The Yosemite Valley occupies 8 square miles out of a total of 1,176 square miles in the Yosemite National Park. The park above the rim is less celebrated principally because it is less known. It is less known principally because it was not opened to the public by motor road until 1915. Now several roads and 700 miles of trail make much of the spectacular high-mountain region of the park easily accessible.

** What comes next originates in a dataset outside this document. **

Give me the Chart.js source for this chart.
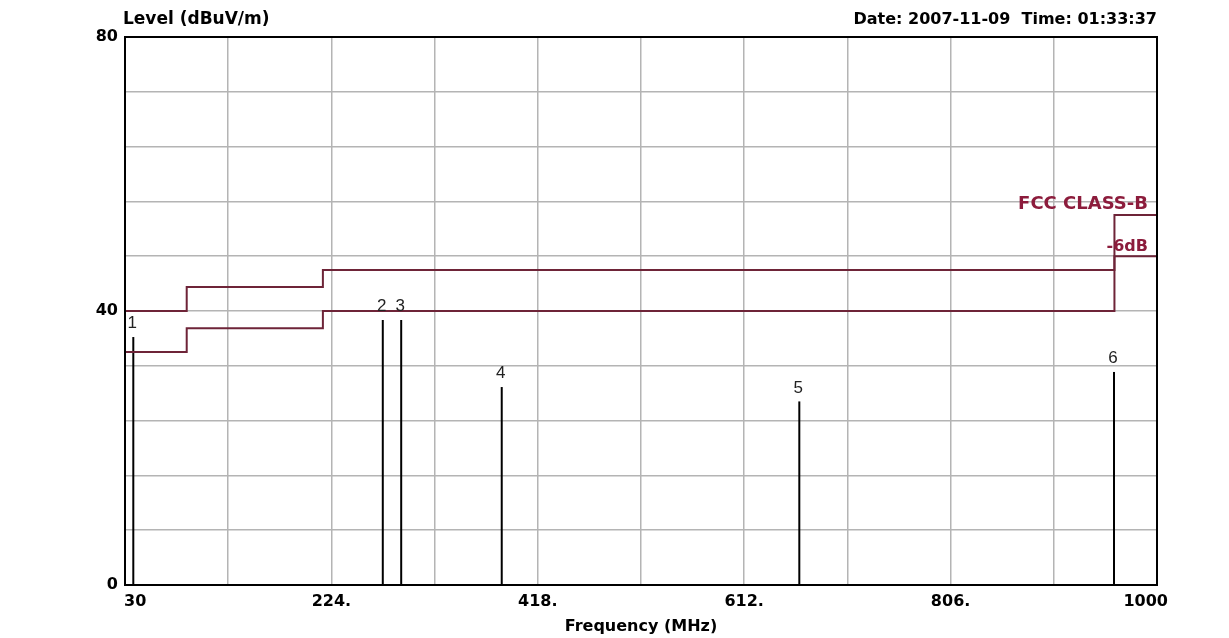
<!DOCTYPE html>
<html>
<head>
<meta charset="utf-8">
<title>Level vs Frequency</title>
<script src="https://cdn.jsdelivr.net/npm/chart.js@4.4.0/dist/chart.umd.min.js"></script>
<style>
  html, body { margin: 0; padding: 0; background: #fff; }
  #wrap { width: 1229px; height: 638px; position: relative; }
</style>
</head>
<body>
<div id="wrap"><canvas id="myChart" width="1229" height="638"></canvas></div>
<script>
// x grid every 97 MHz, label only every other line
var freqTicks = [30, 127, 224, 321, 418, 515, 612, 709, 806, 903, 1000];
var freqLabels = ['30', '', '224.', '', '418.', '', '612.', '', '806.', '', '1000'];
var levelLabels = { 0: '0', 40: '40', 80: '80' };

// FCC class B limit and the -6dB line (level holds until the next point)
var limitFreq = [30, 88, 216, 960, 1000];
var limitClassB = [40, 43.5, 46, 54, 54];
var limitMinus6 = [34, 37.5, 40, 48, 48];

// measured peaks
var peakFreq = [37.8, 272.3, 289.6, 384.1, 663.8, 959.6];
var peakLevel = [36.2, 38.7, 38.7, 28.9, 26.8, 31.1];
var peakNames = ['1', '2', '3', '4', '5', '6'];

var boldFont = 'bold 16px "DejaVu Sans"';
var limitColor = '#6e2438';
var labelRed = '#8c1c3c';

function limitPoints(levels) {
  var pts = [];
  for (var i = 0; i < limitFreq.length; i++) {
    pts.push({ x: limitFreq[i], y: levels[i] });
  }
  return pts;
}

var datasets = [];
datasets.push({
  label: 'FCC CLASS-B',
  data: limitPoints(limitClassB),
  stepped: 'before',
  borderColor: limitColor,
  borderWidth: 2,
  pointRadius: 0
});
datasets.push({
  label: '-6dB',
  data: limitPoints(limitMinus6),
  stepped: 'before',
  borderColor: limitColor,
  borderWidth: 2,
  pointRadius: 0
});
for (var i = 0; i < peakFreq.length; i++) {
  datasets.push({
    label: 'peak ' + peakNames[i],
    data: [{ x: peakFreq[i], y: 0 }, { x: peakFreq[i], y: peakLevel[i] }],
    borderColor: '#000',
    borderWidth: 2,
    pointRadius: 0
  });
}

var extras = {
  id: 'extras',
  beforeDraw: function (chart) {
    var c = chart.ctx;
    c.save();
    c.fillStyle = '#fff';
    c.fillRect(0, 0, chart.width, chart.height);
    c.restore();
  },
  afterDraw: function (chart) {
    var c = chart.ctx, a = chart.chartArea;
    var xs = chart.scales.x, ys = chart.scales.y;
    c.save();

    // plot frame
    c.strokeStyle = '#000';
    c.lineWidth = 2;
    c.strokeRect(a.left, a.top, a.right - a.left, a.bottom - a.top);

    // header texts
    c.fillStyle = '#000';
    c.textBaseline = 'alphabetic';
    c.textAlign = 'left';
    c.font = 'bold 17px "DejaVu Sans"';
    c.fillText('Level (dBuV/m)', a.left - 2, 24);
    c.font = boldFont;
    c.textAlign = 'right';
    c.fillText('Date: 2007-11-09  Time: 01:33:37', a.right, 24);

    // x tick labels
    c.textBaseline = 'middle';
    for (var k = 0; k < freqTicks.length; k++) {
      if (!freqLabels[k]) continue;
      var px = xs.getPixelForValue(freqTicks[k]);
      if (k === 0) {
        c.textAlign = 'left';
        c.fillText(freqLabels[k], px - 1, 602);
      } else if (k === freqTicks.length - 1) {
        c.textAlign = 'right';
        c.fillText(freqLabels[k], px + 11, 602);
      } else {
        c.textAlign = 'center';
        c.fillText(freqLabels[k], px, 602);
      }
    }

    // limit line names
    c.fillStyle = labelRed;
    c.textAlign = 'right';
    c.font = 'bold 18px "DejaVu Sans"';
    c.fillText('FCC CLASS-B', a.right - 9, ys.getPixelForValue(55.5));
    c.font = boldFont;
    c.fillText('-6dB', a.right - 9, ys.getPixelForValue(49.4));

    // peak numbers
    c.fillStyle = '#222';
    c.font = '17px "Liberation Sans"';
    c.textAlign = 'center';
    c.textBaseline = 'bottom';
    for (var j = 0; j < peakFreq.length; j++) {
      c.fillText(peakNames[j], xs.getPixelForValue(peakFreq[j]) - 1, ys.getPixelForValue(peakLevel[j]) - 5);
    }
    c.restore();
  }
};

var ctx = document.getElementById('myChart');
var myChart = new Chart(ctx, {
  type: 'line',
  data: { datasets: datasets },
  options: {
    responsive: false,
    animation: false,
    layout: { padding: { left: 0, right: 72, top: 37, bottom: 0 } },
    plugins: {
      legend: { display: false },
      tooltip: { enabled: false }
    },
    scales: {
      x: {
        type: 'linear',
        min: 30,
        max: 1000,
        offset: false,
        afterBuildTicks: function (scale) {
          scale.ticks = freqTicks.map(function (v) { return { value: v }; });
        },
        afterFit: function (scale) { scale.height = 53; },
        ticks: { display: false },
        grid: { color: '#b4b4b4', lineWidth: 1.5, drawTicks: false },
        border: { display: false },
        title: {
          display: true,
          text: 'Frequency (MHz)',
          color: '#000',
          font: { family: 'DejaVu Sans', size: 16, weight: 'bold' },
          padding: { top: 0, bottom: 2 }
        }
      },
      y: {
        min: 0,
        max: 80,
        afterFit: function (scale) { scale.width = 125; },
        ticks: {
          stepSize: 8,
          padding: 7,
          color: '#000',
          font: { family: 'DejaVu Sans', size: 16, weight: 'bold' },
          callback: function (v) { return levelLabels[v] || ''; }
        },
        grid: { color: '#b4b4b4', lineWidth: 1.5, drawTicks: false },
        border: { display: false }
      }
    }
  },
  plugins: [extras]
});
</script>
</body>
</html>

For the rest, the park includes, in John Muir’s words, “the headwaters of the Tuolumne and Merced Rivers, two of the most songful streams in the world; innumerable lakes and waterfalls and smooth silky lawns; the noblest forests, the loftiest granite domes, the deepest ice-sculptured canyons, the brightest crystalline pavements, and snowy mountains soaring into the sky twelve and thirteen thousand feet, arrayed in open ranks and spiry pinnacled groups partially separated by tremendous canyons and amphitheaters; gardens on their sunny brows, avalanches thundering down their long white slopes, cataracts roaring gray and foaming in the crooked, rugged gorges, and glaciers in their shadowy recesses, working in silence, slowly completing their sculptures; new-born lakes at their feet, blue and green, free or encumbered with drifting icebergs like miniature Arctic Oceans, shining, sparkling, calm as stars.”